Something has been bothering me for a bit: How does US military action against Muslims affect my psyche, my kids, maybe even the broad sweep of American culture?
The question right now isn’t the degree to which military actions are justified or moral, although such ideas merit consideration. Rather, how do those actions affect us?
Here are some gut-churning realities:
- The US has been at war with Muslim countries for most of my adult life. If we pin Operation Desert Storm in 1990 as the starting point, around half of the US population has known hardly a day in which we were not fighting Muslims.
- If you’re going to keep fighting Muslims and keep getting elected (Both sides have done this!), you must portray Muslims as evil, enemies and wholly “other.”

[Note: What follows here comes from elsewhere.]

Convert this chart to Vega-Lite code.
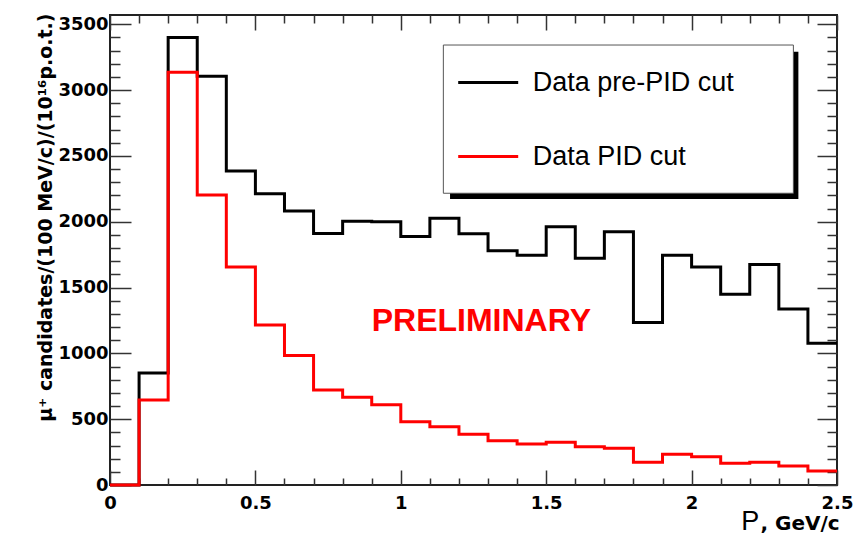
{
  "$schema": "https://vega.github.io/schema/vega-lite/v6.json",
  "width": 727,
  "height": 470,
  "autosize": {"type": "none"},
  "padding": {"left": 110, "top": 15, "right": 27, "bottom": 51},
  "background": "white",
  "config": {
    "view": {"stroke": "#222", "strokeWidth": 2},
    "axis": {"grid": false, "domain": false, "labelFont": "DejaVu Sans", "labelFontWeight": "bold", "labelFontSize": 18, "labelColor": "#000", "tickColor": "#333", "tickWidth": 1.5, "labelFlush": false, "labelOverlap": false}
  },
  "datasets": {
    "hist": [
      {"p": 0.0, "n": 0, "s": "Data pre-PID cut"},
      {"p": 0.1, "n": 850, "s": "Data pre-PID cut"},
      {"p": 0.2, "n": 3400, "s": "Data pre-PID cut"},
      {"p": 0.3, "n": 3105, "s": "Data pre-PID cut"},
      {"p": 0.4, "n": 2386, "s": "Data pre-PID cut"},
      {"p": 0.5, "n": 2212, "s": "Data pre-PID cut"},
      {"p": 0.6, "n": 2082, "s": "Data pre-PID cut"},
      {"p": 0.7, "n": 1911, "s": "Data pre-PID cut"},
      {"p": 0.8, "n": 2004, "s": "Data pre-PID cut"},
      {"p": 0.9, "n": 2000, "s": "Data pre-PID cut"},
      {"p": 1.0, "n": 1887, "s": "Data pre-PID cut"},
      {"p": 1.1, "n": 2026, "s": "Data pre-PID cut"},
      {"p": 1.2, "n": 1908, "s": "Data pre-PID cut"},
      {"p": 1.3, "n": 1779, "s": "Data pre-PID cut"},
      {"p": 1.4, "n": 1746, "s": "Data pre-PID cut"},
      {"p": 1.5, "n": 1961, "s": "Data pre-PID cut"},
      {"p": 1.6, "n": 1722, "s": "Data pre-PID cut"},
      {"p": 1.7, "n": 1923, "s": "Data pre-PID cut"},
      {"p": 1.8, "n": 1235, "s": "Data pre-PID cut"},
      {"p": 1.9, "n": 1746, "s": "Data pre-PID cut"},
      {"p": 2.0, "n": 1655, "s": "Data pre-PID cut"},
      {"p": 2.1, "n": 1448, "s": "Data pre-PID cut"},
      {"p": 2.2, "n": 1674, "s": "Data pre-PID cut"},
      {"p": 2.3, "n": 1336, "s": "Data pre-PID cut"},
      {"p": 2.4, "n": 1076, "s": "Data pre-PID cut"},
      {"p": 2.5, "n": 1076, "s": "Data pre-PID cut"},
      {"p": 0.0, "n": 0, "s": "Data PID cut"},
      {"p": 0.1, "n": 645, "s": "Data PID cut"},
      {"p": 0.2, "n": 3136, "s": "Data PID cut"},
      {"p": 0.3, "n": 2202, "s": "Data PID cut"},
      {"p": 0.4, "n": 1656, "s": "Data PID cut"},
      {"p": 0.5, "n": 1215, "s": "Data PID cut"},
      {"p": 0.6, "n": 983, "s": "Data PID cut"},
      {"p": 0.7, "n": 722, "s": "Data PID cut"},
      {"p": 0.8, "n": 666, "s": "Data PID cut"},
      {"p": 0.9, "n": 610, "s": "Data PID cut"},
      {"p": 1.0, "n": 481, "s": "Data PID cut"},
      {"p": 1.1, "n": 443, "s": "Data PID cut"},
      {"p": 1.2, "n": 385, "s": "Data PID cut"},
      {"p": 1.3, "n": 336, "s": "Data PID cut"},
      {"p": 1.4, "n": 311, "s": "Data PID cut"},
      {"p": 1.5, "n": 324, "s": "Data PID cut"},
      {"p": 1.6, "n": 291, "s": "Data PID cut"},
      {"p": 1.7, "n": 279, "s": "Data PID cut"},
      {"p": 1.8, "n": 172, "s": "Data PID cut"},
      {"p": 1.9, "n": 233, "s": "Data PID cut"},
      {"p": 2.0, "n": 215, "s": "Data PID cut"},
      {"p": 2.1, "n": 165, "s": "Data PID cut"},
      {"p": 2.2, "n": 172, "s": "Data PID cut"},
      {"p": 2.3, "n": 144, "s": "Data PID cut"},
      {"p": 2.4, "n": 106, "s": "Data PID cut"},
      {"p": 2.5, "n": 106, "s": "Data PID cut"}
    ]
  },
  "layer": [
    {
      "data": {"values": [{}]},
      "mark": {"type": "rect", "fill": "#000000"},
      "encoding": {
        "x": {"datum": 1.1693, "type": "quantitative", "scale": {"domain": [0, 2.5], "nice": false, "zero": false},
          "axis": {"orient": "top", "values": [0, 0.5, 1, 1.5, 2, 2.5], "tickSize": -15, "labels": false, "title": null}},
        "x2": {"datum": 2.3672},
        "y": {"datum": 3291, "type": "quantitative", "scale": {"domain": [0, 3570], "nice": false, "zero": false},
          "axis": {"orient": "right", "values": [0, 500, 1000, 1500, 2000, 2500, 3000, 3500], "tickSize": -20, "labels": false, "title": null}},
        "y2": {"datum": 2172}
      }
    },
    {
      "data": {"values": [{}]},
      "mark": {"type": "rect", "fill": "#ffffff", "stroke": "#555555", "strokeWidth": 1},
      "encoding": {
        "x": {"datum": 1.1463, "type": "quantitative",
          "axis": {"orient": "top", "values": [0.1, 0.2, 0.3, 0.4, 0.6, 0.7, 0.8, 0.9, 1.1, 1.2, 1.3, 1.4, 1.6, 1.7, 1.8, 1.9, 2.1, 2.2, 2.3, 2.4], "tickSize": -8, "labels": false, "title": null}},
        "x2": {"datum": 2.35},
        "y": {"datum": 3342, "type": "quantitative",
          "axis": {"orient": "right", "values": [100, 200, 300, 400, 600, 700, 800, 900, 1100, 1200, 1300, 1400, 1600, 1700, 1800, 1900, 2100, 2200, 2300, 2400, 2600, 2700, 2800, 2900, 3100, 3200, 3300, 3400], "tickSize": -10, "labels": false, "title": null}},
        "y2": {"datum": 2216}
      }
    },
    {
      "data": {"name": "hist"},
      "mark": {"type": "line", "interpolate": "step-after", "strokeWidth": 3},
      "encoding": {
        "x": {"field": "p", "type": "quantitative",
          "axis": {"orient": "bottom", "values": [0, 0.5, 1, 1.5, 2, 2.5], "tickSize": -15, "labelPadding": 24, "format": "~g",
            "title": "P", "titleFont": "Liberation Sans", "titleFontSize": 27, "titleFontWeight": "normal", "titleColor": "#000",
            "titleX": 630.7, "titleY": 44.5, "titleAlign": "left", "titleBaseline": "alphabetic"}},
        "y": {"field": "n", "type": "quantitative",
          "axis": {"orient": "left", "values": [0, 500, 1000, 1500, 2000, 2500, 3000, 3500], "tickSize": -21, "labelPadding": 23, "format": "d", "labelBaseline": "middle",
            "title": "μ⁺ candidates/(100 MeV/c)/(10¹⁶p.o.t.)", "titleFont": "DejaVu Sans", "titleFontSize": 19, "titleFontWeight": "bold", "titleColor": "#000",
            "titleAngle": 270, "titleX": -59, "titleY": -2, "titleAlign": "right", "titleBaseline": "alphabetic"}},
        "color": {"field": "s", "type": "nominal",
          "scale": {"domain": ["Data pre-PID cut", "Data PID cut"], "range": ["#000000", "#ff0000"]},
          "legend": {"orient": "none", "legendX": 346.7, "legendY": 36, "title": null, "symbolType": "stroke", "symbolSize": 3600, "symbolStrokeWidth": 3,
            "labelFont": "Liberation Sans", "labelFontSize": 27, "labelColor": "#000", "labelOffset": 13, "rowPadding": 29, "padding": 0, "labelLimit": 400}}
      }
    },
    {
      "data": {"values": [{}]},
      "mark": {"type": "text", "text": "PRELIMINARY", "font": "Liberation Sans", "fontWeight": "bold", "fontSize": 32, "color": "#ff0000", "align": "center", "baseline": "alphabetic"},
      "encoding": {
        "x": {"datum": 1.277, "type": "quantitative",
          "axis": {"orient": "bottom", "values": [0.1, 0.2, 0.3, 0.4, 0.6, 0.7, 0.8, 0.9, 1.1, 1.2, 1.3, 1.4, 1.6, 1.7, 1.8, 1.9, 2.1, 2.2, 2.3, 2.4], "tickSize": -7, "labels": false,
            "title": ", GeV/c", "titleFont": "DejaVu Sans", "titleFontSize": 20, "titleFontWeight": "bold", "titleColor": "#000",
            "titleX": 650, "titleY": 44.5, "titleAlign": "left", "titleBaseline": "alphabetic"}},
        "y": {"datum": 1170, "type": "quantitative",
          "axis": {"orient": "left", "values": [100, 200, 300, 400, 600, 700, 800, 900, 1100, 1200, 1300, 1400, 1600, 1700, 1800, 1900, 2100, 2200, 2300, 2400, 2600, 2700, 2800, 2900, 3100, 3200, 3300, 3400], "tickSize": -10, "labels": false, "title": null}}
      }
    }
  ],
  "resolve": {"axis": {"x": "independent", "y": "independent"}}
}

- The “potato chips everywhere” metaphor is this: We used to take action against Communism (We still do a little.). We used to engage in war on drugs (We still do some.). But for over half my life it’s been Muslims! They’ve been enemies on the battlefield. They’ve been villains in movies and books. They’ve been the boogie man, the dirty, sneaky savages in countless efforts to gain or retain political positions. A piece of broccoli here and there will not do the trick.
Shame on us and God have mercy.
Is this because of Israel and our desire to protect that country? It is the oil? Is it because they’re are easy to identify and caricaturize? Probably all that and more.
What are we to do?
For starters: Be the broccoli. Read and share the counter-narrative, starting with Jesus and going on from there. And ask God for a new day, not a new villain. We’ve had so many over our short history. But a fresh light inside and going forth from our country so that the glow from the “city on a hill” is the love of Christ, not the flash of a muzzle or the launch of a missile.